■ **Given data**
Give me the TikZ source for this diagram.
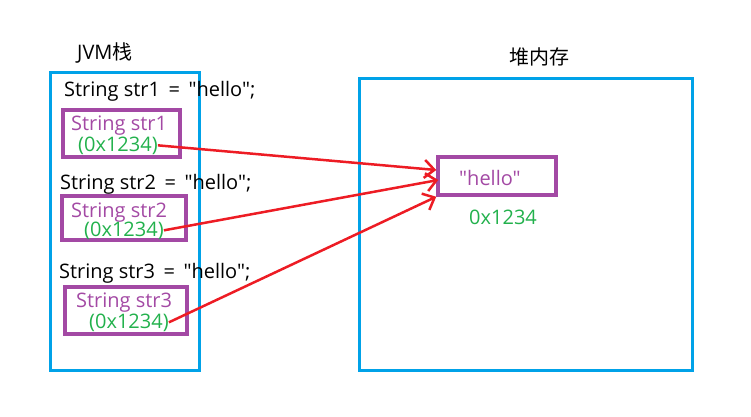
\documentclass[tikz,border=0pt]{standalone}
\usepackage{fontspec}
\setmainfont{Open Sans}[Ligatures=TeXOff]
\newfontfamily\cjk{Noto Sans CJK SC}
\usepackage{xcolor}
\usetikzlibrary{positioning,arrows.meta}
\definecolor{paintblue}{HTML}{00A2E8}
\definecolor{paintpurple}{HTML}{A349A4}
\definecolor{paintgreen}{HTML}{22B14C}
\definecolor{paintred}{HTML}{ED1C24}

\begin{document}
\begin{tikzpicture}[x=1pt, y=-1pt, font=\fontsize{20}{24}\selectfont,
  area/.style={draw=paintblue, line width=3pt, inner sep=0pt},
  slot/.style={draw=paintpurple, line width=3.5pt, inner sep=0pt},
  decl/.style={anchor=base west, inner sep=0pt},
  vname/.style={anchor=base west, inner sep=0pt, text=paintpurple},
  addr/.style={anchor=base west, inner sep=0pt, text=paintgreen},
  ref/.style={draw=paintred, line width=2.5pt, -{Straight Barb[length=10pt,width=18pt]}}]
\useasboundingbox (0,0) rectangle (751,416);

\node[area, minimum width=149pt, minimum height=298pt] (jvm) at (124.5,221) {};
\node[area, minimum width=333pt, minimum height=292pt] (heap) at (525.5,224) {};
\node[decl] (jvmlabel) at (77,59) {JVM{\cjk 栈}};
\node[inner sep=0pt] (heaplabel) at (539,57) {\cjk 堆内存};

\node[decl] (d1) at (64,96) {String str1 \,=\, "hello";};
\node[decl] (d2) at (60,189) {String str2 \,=\, "hello";};
\node[decl] (d3) at (59,278) {String str3 \,=\, "hello";};

\node[slot, minimum width=117pt, minimum height=47pt] (s1) at (121.5,133.5) {};
\node[slot, minimum width=124pt, minimum height=44pt] (s2) at (124,218) {};
\node[slot, minimum width=122pt, minimum height=47pt] (s3) at (126,310.5) {};
\node[vname] (n1) at (71,130) {String str1};
\node[addr] (a1) at (78,151) {(0x1234)};
\node[vname] (n2) at (71,217) {String str2};
\node[addr] (a2) at (84,236) {(0x1234)};
\node[vname] (n3) at (76,307) {String str3};
\node[addr] (a3) at (89,328) {(0x1234)};

\node[slot, minimum width=118pt, minimum height=38pt] (hello) at (497,176) {};
\node[vname] (hellotext) at (459,185) {"hello"};
\node[addr] (haddr) at (469,224) {0x1234};

\draw[ref] (a1.east) -- ([yshift=6pt]hello.west);
\draw[ref] (a2.east) -- ([xshift=2pt,yshift=-4pt]hello.west);
\draw[ref] (a3.east) -- (hello.south west);
\end{tikzpicture}
\end{document}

■ **Problem details**
Omit the pictures and reproduce the listing exactly.

■ **Answer to this problem**
Give me the TikZ source for this diagram.
\documentclass[tikz,border=0pt]{standalone}
\usepackage{fontspec}
\setmainfont{Open Sans}[Ligatures=TeXOff]
\newfontfamily\cjk{Noto Sans CJK SC}
\usepackage{xcolor}
\usetikzlibrary{positioning,arrows.meta}
\definecolor{paintblue}{HTML}{00A2E8}
\definecolor{paintpurple}{HTML}{A349A4}
\definecolor{paintgreen}{HTML}{22B14C}
\definecolor{paintred}{HTML}{ED1C24}

\begin{document}
\begin{tikzpicture}[x=1pt, y=-1pt, font=\fontsize{20}{24}\selectfont,
  area/.style={draw=paintblue, line width=3pt, inner sep=0pt},
  slot/.style={draw=paintpurple, line width=3.5pt, inner sep=0pt},
  decl/.style={anchor=base west, inner sep=0pt},
  vname/.style={anchor=base west, inner sep=0pt, text=paintpurple},
  addr/.style={anchor=base west, inner sep=0pt, text=paintgreen},
  ref/.style={draw=paintred, line width=2.5pt, -{Straight Barb[length=10pt,width=18pt]}}]
\useasboundingbox (0,0) rectangle (751,416);

\node[area, minimum width=149pt, minimum height=298pt] (jvm) at (124.5,221) {};
\node[area, minimum width=333pt, minimum height=292pt] (heap) at (525.5,224) {};
\node[decl] (jvmlabel) at (77,59) {JVM{\cjk 栈}};
\node[inner sep=0pt] (heaplabel) at (539,57) {\cjk 堆内存};

\node[decl] (d1) at (64,96) {String str1 \,=\, "hello";};
\node[decl] (d2) at (60,189) {String str2 \,=\, "hello";};
\node[decl] (d3) at (59,278) {String str3 \,=\, "hello";};

\node[slot, minimum width=117pt, minimum height=47pt] (s1) at (121.5,133.5) {};
\node[slot, minimum width=124pt, minimum height=44pt] (s2) at (124,218) {};
\node[slot, minimum width=122pt, minimum height=47pt] (s3) at (126,310.5) {};
\node[vname] (n1) at (71,130) {String str1};
\node[addr] (a1) at (78,151) {(0x1234)};
\node[vname] (n2) at (71,217) {String str2};
\node[addr] (a2) at (84,236) {(0x1234)};
\node[vname] (n3) at (76,307) {String str3};
\node[addr] (a3) at (89,328) {(0x1234)};

\node[slot, minimum width=118pt, minimum height=38pt] (hello) at (497,176) {};
\node[vname] (hellotext) at (459,185) {"hello"};
\node[addr] (haddr) at (469,224) {0x1234};

\draw[ref] (a1.east) -- ([yshift=6pt]hello.west);
\draw[ref] (a2.east) -- ([xshift=2pt,yshift=-4pt]hello.west);
\draw[ref] (a3.east) -- (hello.south west);
\end{tikzpicture}
\end{document}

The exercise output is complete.